Why Governance Is Becoming Technical
Financial institutions are increasingly requiring real-time governance mechanisms embedded directly into AI systems: systems that can detect policy violations, constrain or block unsafe behavior, and escalate uncertain or high-risk cases to human review. In practice, this means “guardrails” are becoming core infrastructure: programmable constraints and monitoring layers that shape what models can and cannot do in production.
Governance for AI systems is fundamentally shifting from a final-stage compliance exercise to an architectural necessity. Institutions are now embedding governance directly into the core design of AI systems. The path to trustworthy AI depends less on static policy documents and more on dynamic technical infrastructure that enables continuous oversight of AI behavior.
The Emerging Evaluation Gap
One challenge surfaced repeatedly during discussions: evaluation. Most organizations still lack reliable methods to evaluate modern AI systems in realistic financial environments. Traditional benchmarks are insufficient in settings where model behavior drifts over time, hallucination risks persist, and traceability is required across complex decision chains.
The challenge becomes significantly more acute with agentic systems. Evaluating a single model output is already non-trivial. Evaluating an autonomous system capable of browsing, calling tools, modifying information, or interacting across workflows is an entirely different class of problem.
Approaches such as LLM-as-a-judge offer partial solutions, but introduce trade-offs: increased latency, higher cost, and limited suitability for real-time decisioning. As a result, institutions are converging toward hybrid architectures that distribute evaluation across lightweight detectors, model-based adjudication, and human escalation depending on risk level.
Shared Risks Require Shared Defenses
As AI capabilities advance, financial institutions are increasingly recognizing that certain risks, such as cybersecurity, model failure, and systemic AI behavior, are not competitive differentiators. They are shared exposures. Because institutions largely rely on the same third-party foundation models and operate within highly interconnected markets, a single vulnerability or algorithmic failure can quickly cascade across the entire sector.
Yet most organizations are still building parallel infrastructure to solve similar problems in isolation, resulting in duplicated effort and fragmented standards. This is driving growing interest in shared benchmarks, common evaluation methodologies, and collaborative red-teaming initiatives.
The goal is not only efficiency, but acceleration: enabling the sector to converge more quickly on robust and trustworthy AI deployment practices, and to build shared defenses against adversarial attacks that no single institution can effectively address alone.

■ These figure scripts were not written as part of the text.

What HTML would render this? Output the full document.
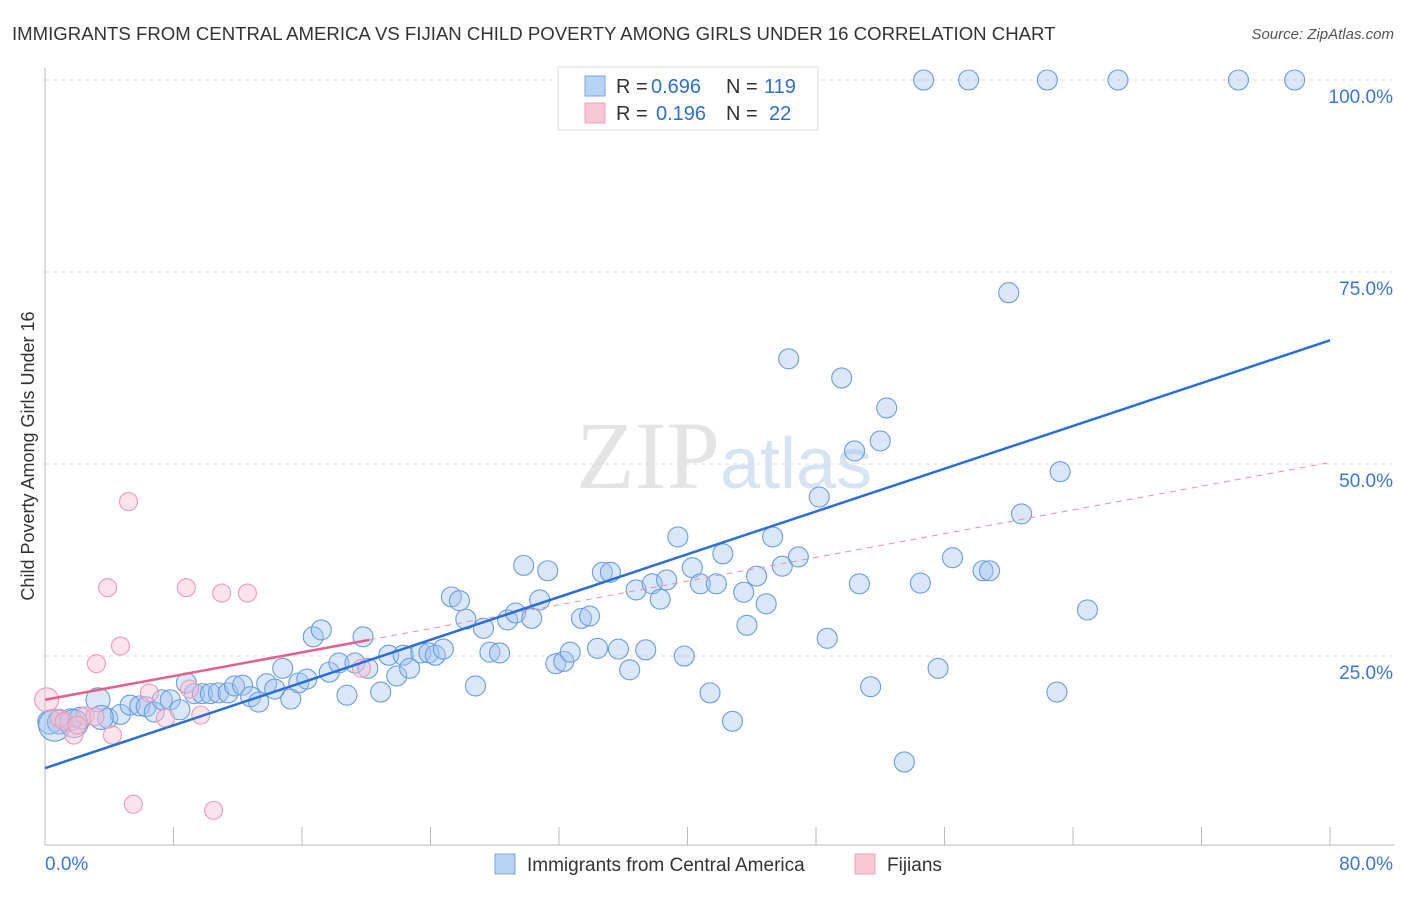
<!DOCTYPE html>
<html><head><meta charset="utf-8"><style>
body{margin:0;background:#fff;font-family:"Liberation Sans",sans-serif;}
</style></head><body>
<svg id="c" width="1406" height="892" xmlns="http://www.w3.org/2000/svg">
<text x="12" y="40" font-size="18.6" fill="#333">IMMIGRANTS FROM CENTRAL AMERICA VS FIJIAN CHILD POVERTY AMONG GIRLS UNDER 16 CORRELATION CHART</text>
<text x="1394" y="39" font-size="15" fill="#555" font-style="italic" text-anchor="end">Source: ZipAtlas.com</text>
<text x="720" y="488" font-size="96" fill="#e4e4e4" text-anchor="end" font-family="Liberation Serif">ZIP</text>
<text x="720" y="488" font-size="72" fill="#d6e3f3">atlas</text>
<g id="grid"></g>
<g id="axes"></g>
<g id="pts"></g>
<g id="trend"></g>
<text transform="translate(34,456) rotate(-90)" font-size="18" fill="#333" text-anchor="middle">Child Poverty Among Girls Under 16</text>
<g>
<rect x="558" y="67" width="260" height="63" fill="#fff" stroke="#ddd"/>
<rect x="585" y="76" width="20" height="20" fill="#b7d2f3" stroke="#7aa6e0"/>
<rect x="585" y="103" width="20" height="20" fill="#f9c6d6" stroke="#eea0b8"/>
<text x="616" y="93" font-size="20" fill="#333">R =</text>
<text x="651" y="93" font-size="20" fill="#2b6fd4">0.696</text>
<text x="726" y="93" font-size="20" fill="#333">N =</text>
<text x="764" y="93" font-size="20" fill="#2b6fd4">119</text>
<text x="616" y="120" font-size="20" fill="#333">R =</text>
<text x="656" y="120" font-size="20" fill="#2b6fd4">0.196</text>
<text x="726" y="120" font-size="20" fill="#333">N =</text>
<text x="769" y="120" font-size="20" fill="#2b6fd4">22</text>
</g>
<g>
<rect x="495" y="854" width="20" height="20" fill="#b7d2f3" stroke="#7aa6e0"/>
<text x="527" y="871" font-size="19" fill="#333">Immigrants from Central America</text>
<rect x="855" y="854" width="20" height="20" fill="#f9c6d6" stroke="#eea0b8"/>
<text x="887" y="871" font-size="19" fill="#333">Fijians</text>
</g>
</svg>
<script>
const blueX=[0.3,0.9,1.6,2.2,3.3,3.9,4.7,5.3,5.9,6.3,6.8,7.3,7.8,8.4,8.8,9.3,9.8,10.3,10.8,11.4,11.8,12.3,12.8,13.3,13.8,14.3,15.3,15.8,16.3,14.8,16.7,17.2,17.7,18.3,18.8,19.3,19.8,20.1,20.9,21.4,21.9,22.3,22.7,23.4,23.9,24.3,24.8,25.3,25.8,26.2,26.8,27.3,27.7,28.3,28.8,29.3,29.8,30.3,30.8,31.3,31.8,32.3,32.7,33.4,33.9,34.7,35.2,34.4,35.7,36.4,36.8,37.4,37.8,38.3,38.7,39.4,39.8,40.3,40.8,41.4,41.8,42.2,42.8,43.5,43.7,44.3,44.9,45.3,45.9,46.3,46.9,48.2,48.7,49.6,50.4,50.7,51.4,52.0,52.4,53.5,54.5,55.6,56.5,58.4,58.8,60.0,60.8,63.0,63.2,64.9,54.7,57.5,62.4,66.8,74.3,77.8,0.6,1.8,3.5];
const blueY=[16.4,16.4,16.7,16.9,19.3,16.9,17.4,18.6,18.5,18.4,17.7,19.3,19.3,18.0,21.5,20.1,20.1,20.1,20.2,20.2,21.1,21.2,19.7,19.0,21.4,20.7,19.4,21.5,22.0,23.4,27.5,28.4,22.9,24.1,19.9,24.1,27.5,23.4,20.3,25.1,22.4,25.1,23.4,25.4,25.4,25.1,25.9,32.7,32.2,29.8,21.1,28.6,25.5,25.4,29.7,30.6,36.8,29.9,32.3,36.1,24.0,24.3,25.5,29.9,30.2,35.9,35.9,26.0,25.9,23.2,33.6,25.8,34.4,32.4,34.9,40.5,25.0,36.5,34.4,20.2,34.4,38.3,16.5,33.3,29.0,35.4,31.8,40.5,36.7,63.7,37.9,45.7,27.3,61.2,51.7,34.4,21.0,53.0,57.3,11.2,34.5,23.4,37.8,36.1,36.1,72.3,43.5,20.3,49.0,31.0,100,100,100,100,100,100,16.0,16.2,17.0];
const blueR=[12,12,11,11,12,10,10,10,10,10,10,10,10,10,10,10,10,10,10,10,10,10,10,10,10,10,10,10,10,10,10,10,10,10,10,10,10,10,10,10,10,10,10,10,10,10,10,10,10,10,10,10,10,10,10,10,10,10,10,10,10,10,10,10,10,10,10,10,10,10,10,10,10,10,10,10,10,10,10,10,10,10,10,10,10,10,10,10,10,10,10,10,10,10,10,10,10,10,10,10,10,10,10,10,10,10,10,10,10,10,10,10,10,10,10,10,16,14,12];
const pinkX=[0.1,0.9,1.8,2.5,3.2,4.2,4.7,5.2,3.9,5.5,6.5,7.5,8.8,9.0,9.7,10.5,11.0,12.6,19.7,3.1,1.2,2.0];
const pinkY=[19.3,16.9,14.7,17.2,24.0,14.7,26.3,45.1,33.9,5.7,20.2,16.9,33.9,20.7,17.3,4.9,33.2,33.2,23.4,17.1,16.5,16.0];
const blueTrend=[10.4,66.1];
const pinkTrend=[19.3,50.2];
const pinkSolidEnd=20.2;
const yTicks=[25,50,75,100];
const xTickLabels=["0.0%","80.0%"];
const NS="http://www.w3.org/2000/svg";
const X=v=>45+v/80*1285, Y=v=>848-v*7.68;
function mk(t,a,p){const e=document.createElementNS(NS,t);for(const k in a)e.setAttribute(k,a[k]);p.appendChild(e);return e;}
const grid=document.getElementById('grid'),axes=document.getElementById('axes'),pts=document.getElementById('pts'),tr=document.getElementById('trend');
yTicks.forEach(v=>{
 const l=mk('line',{x1:45,x2:1394,y1:Y(v),y2:Y(v),stroke:'#ddd','stroke-dasharray':'4,4'},grid);
 
 
 const t=mk('text',{x:1393,y:Y(v)+23,'font-size':19,fill:'#3a78d4','text-anchor':'end'},grid);t.textContent=v.toFixed(1)+'%';
 
 
});
mk('line',{x1:45,x2:45,y1:68,y2:845,stroke:'#bbb'},axes);
mk('line',{x1:45,x2:1394,y1:845,y2:845,stroke:'#bbb'},axes);
for(let i=0;i<=10;i++){const l=mk('line',{x1:X(i*8),x2:X(i*8),y1:827,y2:845,stroke:'#bbb'},axes);
 
 }
const t0=mk('text',{x:45,y:870,'font-size':19,fill:'#3a78d4'},axes);t0.textContent=xTickLabels[0];


const t1=mk('text',{x:1393,y:870,'font-size':19,fill:'#3a78d4','text-anchor':'end'},axes);t1.textContent=xTickLabels[1];


blueX.forEach((v,i)=>{const c=mk('circle',{cx:X(v),cy:Y(blueY[i]),r:blueR[i]||10,fill:'rgba(160,196,240,0.4)',stroke:'#6a9ce0','stroke-width':1.1},pts);
 
 });
pinkX.forEach((v,i)=>{const c=mk('circle',{cx:X(v),cy:Y(pinkY[i]),r:i==0?12:9,fill:'rgba(248,190,210,0.45)',stroke:'#ec9ab4','stroke-width':1.1},pts);
 
 });
const pv=x=>pinkTrend[0]+(pinkTrend[1]-pinkTrend[0])*x/80;
let l=mk('line',{x1:X(pinkSolidEnd),y1:Y(pv(pinkSolidEnd)),x2:X(80),y2:Y(pinkTrend[1]),stroke:'#e790aa','stroke-width':1,'stroke-dasharray':'6,5'},tr);


l=mk('line',{x1:X(0),y1:Y(pinkTrend[0]),x2:X(pinkSolidEnd),y2:Y(pv(pinkSolidEnd)),stroke:'#e5608a','stroke-width':2.5},tr);


l=mk('line',{x1:X(0),y1:Y(blueTrend[0]),x2:X(80),y2:Y(blueTrend[1]),stroke:'#2a6fd6','stroke-width':2.5},tr);


</script>
</body></html>
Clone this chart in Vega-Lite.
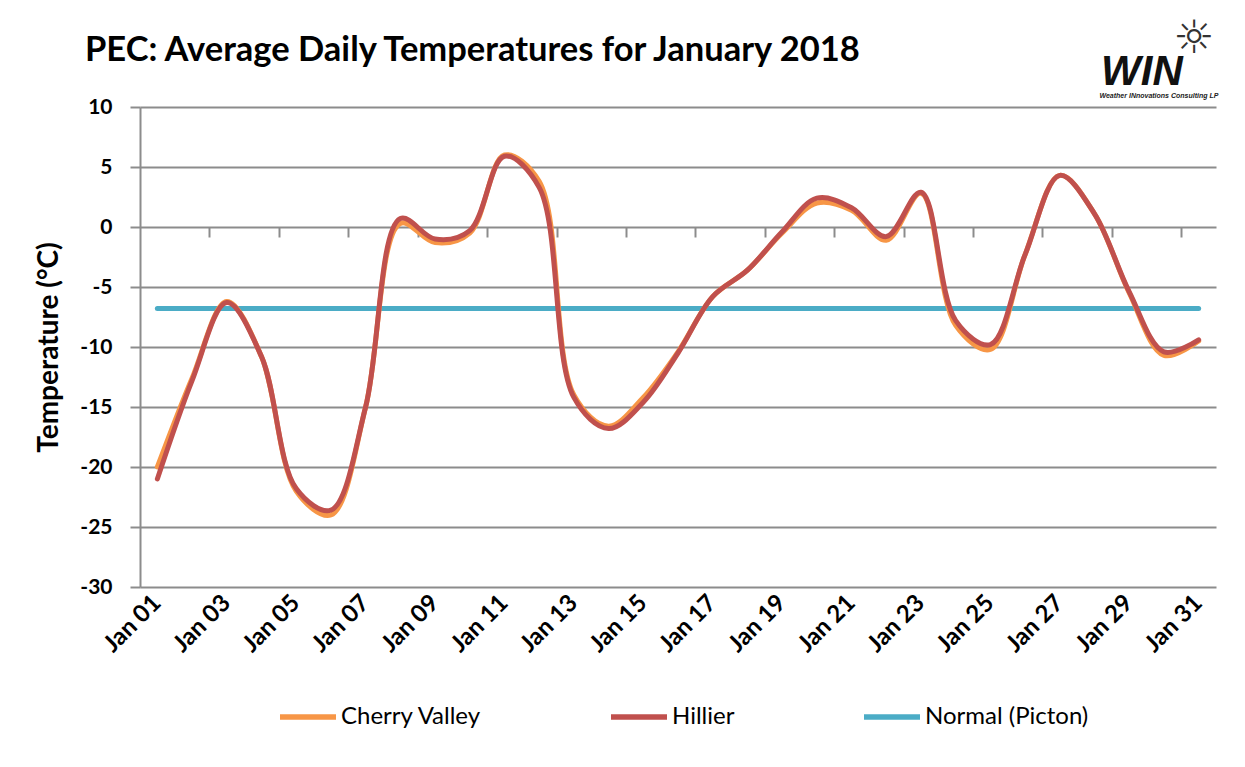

Bridging the Gap Between Research and Industry
This creates an opportunity for research institutions like Mila, as the current AI challenges in finance require advances in:
- AI evaluation and benchmarking
- Agentic system safety
- Robust guardrails
- Privacy-preserving AI
- Synthetic data generation
- Human-AI oversight
- Interpretable risk management systems
These collaborations are thus becoming a defining factor not only for individual advancements, but for public trust, consumer protection, and systemic stability in financial systems that underpin the broader economy and society.
The “Mila x Finance: The Era of Agents, Risk, and Consumer Protection” report captures how Canadian financial institutions are navigating these tensions, and highlights a growing need for engagements between research, industry, and regulators as AI becomes embedded in critical financial infrastructure.